Mr. Sanjeev Asthana: Patanjali has a large base of yog karikarthar a direct channel who have got direct access to the consumers so there is a lot of effort which is going in two areas especially on the foods and nutraceuticals that going through the traditional channels is obviously a route which is available but also building that channel up to push for sales directly to the consumers since they interact and if my number is right it is almost 1 lakh plus are the number of people who directly interact and interface with a very large base of consumers themselves who are followers of everything that Patanjali does so that is a new channel which is was mentioning. {{ 1 Lakh plus yog karikarthar selling their goods ? How are they paid ? Would love to their sales costs and incentives shown separately in P&L }}
The disbelief of superlative margins (and revenues) from the food business continues amongst the questioners :
Ketan Gindoria from Alfa Accurate Advisors : ... can you help me again with the margin on the acquired food business the ₹1,600 Crores revenue
Mr. Kumar Rajesh: So the acquired food business from PAL in the current quarter contributes revenue of ₹1,241 Crores and after including honey and atta and TSP and buddy this is near about 1600 Crores and contributes to a margin of ₹1,600Crores. {{ is this a typo on transcript or is he dodging the question? }}
The disbelief is not just on the margins, it’s also on the revenue numbers. The foods business was acquired for ₹690 crore and in the same year makes a turnover of ₹1,241 Crores in this quarter ? Ketan continues to probe more
Mr. Ketan Gindoria from Alfa Accurate Advisors ... just wanted to understand what is the corresponding number of revenue in the previous year for this acquired business just wanted to know what is the growth in the acquired business compared to last year.
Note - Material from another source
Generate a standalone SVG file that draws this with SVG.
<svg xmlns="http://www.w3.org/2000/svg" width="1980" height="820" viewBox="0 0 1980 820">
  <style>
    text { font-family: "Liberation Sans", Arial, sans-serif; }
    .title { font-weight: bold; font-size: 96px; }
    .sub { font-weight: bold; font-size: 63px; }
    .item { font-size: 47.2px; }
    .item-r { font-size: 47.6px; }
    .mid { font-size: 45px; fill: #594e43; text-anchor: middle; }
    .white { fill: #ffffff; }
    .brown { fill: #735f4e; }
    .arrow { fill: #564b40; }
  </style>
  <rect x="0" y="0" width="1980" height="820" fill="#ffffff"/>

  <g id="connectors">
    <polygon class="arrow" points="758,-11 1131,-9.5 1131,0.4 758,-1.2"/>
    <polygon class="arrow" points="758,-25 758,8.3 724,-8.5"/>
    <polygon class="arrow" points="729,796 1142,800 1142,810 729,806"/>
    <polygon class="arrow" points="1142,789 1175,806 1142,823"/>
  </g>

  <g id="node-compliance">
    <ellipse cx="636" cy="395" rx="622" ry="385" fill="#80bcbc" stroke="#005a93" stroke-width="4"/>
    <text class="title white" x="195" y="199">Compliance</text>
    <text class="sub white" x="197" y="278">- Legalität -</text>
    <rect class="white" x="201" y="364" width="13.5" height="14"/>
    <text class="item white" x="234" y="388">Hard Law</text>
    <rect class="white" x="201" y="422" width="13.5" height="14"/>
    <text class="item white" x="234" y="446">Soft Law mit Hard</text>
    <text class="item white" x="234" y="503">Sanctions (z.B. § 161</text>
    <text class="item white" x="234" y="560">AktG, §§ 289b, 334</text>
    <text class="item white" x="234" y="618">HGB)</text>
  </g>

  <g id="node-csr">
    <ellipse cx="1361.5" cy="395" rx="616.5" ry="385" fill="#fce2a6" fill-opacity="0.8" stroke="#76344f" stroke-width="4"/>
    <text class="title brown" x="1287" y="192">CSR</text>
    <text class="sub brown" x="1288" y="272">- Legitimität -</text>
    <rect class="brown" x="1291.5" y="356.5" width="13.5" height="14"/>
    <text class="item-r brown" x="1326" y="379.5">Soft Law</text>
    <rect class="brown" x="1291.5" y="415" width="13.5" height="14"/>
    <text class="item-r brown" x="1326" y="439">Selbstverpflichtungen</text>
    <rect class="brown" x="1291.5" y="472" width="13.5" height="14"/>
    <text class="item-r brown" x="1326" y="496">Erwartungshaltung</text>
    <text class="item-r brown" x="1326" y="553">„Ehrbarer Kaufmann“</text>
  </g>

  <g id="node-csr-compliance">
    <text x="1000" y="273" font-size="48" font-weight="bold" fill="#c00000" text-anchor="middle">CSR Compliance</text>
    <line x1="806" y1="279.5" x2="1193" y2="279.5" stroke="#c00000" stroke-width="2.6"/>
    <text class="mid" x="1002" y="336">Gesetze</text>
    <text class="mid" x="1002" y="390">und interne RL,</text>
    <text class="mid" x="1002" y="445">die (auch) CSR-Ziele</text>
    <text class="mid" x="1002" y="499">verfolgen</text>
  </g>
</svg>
Kumar Rajesh: See previous year it was not a part of our company. This was in the segment of Patanjali Ayurved Limited but overall run rate of this acquired food business including nutrela, oil for a year was near about ₹4,000 Crores so run rate is ₹1000 Crores per quarter. {{ 4000 crore revenue business making 25% margins was acquired for ₹690 crore ? hmm.. }}
Questioning continues with the same scepticism of superlative margins of the acquired food business ..
Mr. Ajay Sharma: Okay so when was this supposed to be acquired, the EBITDA was 15% which is now 25%.
Mr. Kumar Rajesh: 15 to 20% it was at that point of time.
Mr. Ajay Sharma: I think it was around ₹600 Crores on turnover of ₹4,000 Crores right. I am just wondering Asthana Sir did say something about festive and all that but what explains margin expansion from 15%, 16% to 25% is that like a one-off benefit on the raw material side or what basically.
Mr. Sanjeev Asthana: We got a big benefit on the ability to pass on at a premium to the consumers because the Diwali demand was exponential this year and the last year it was unprecedented we were just opening up, number one.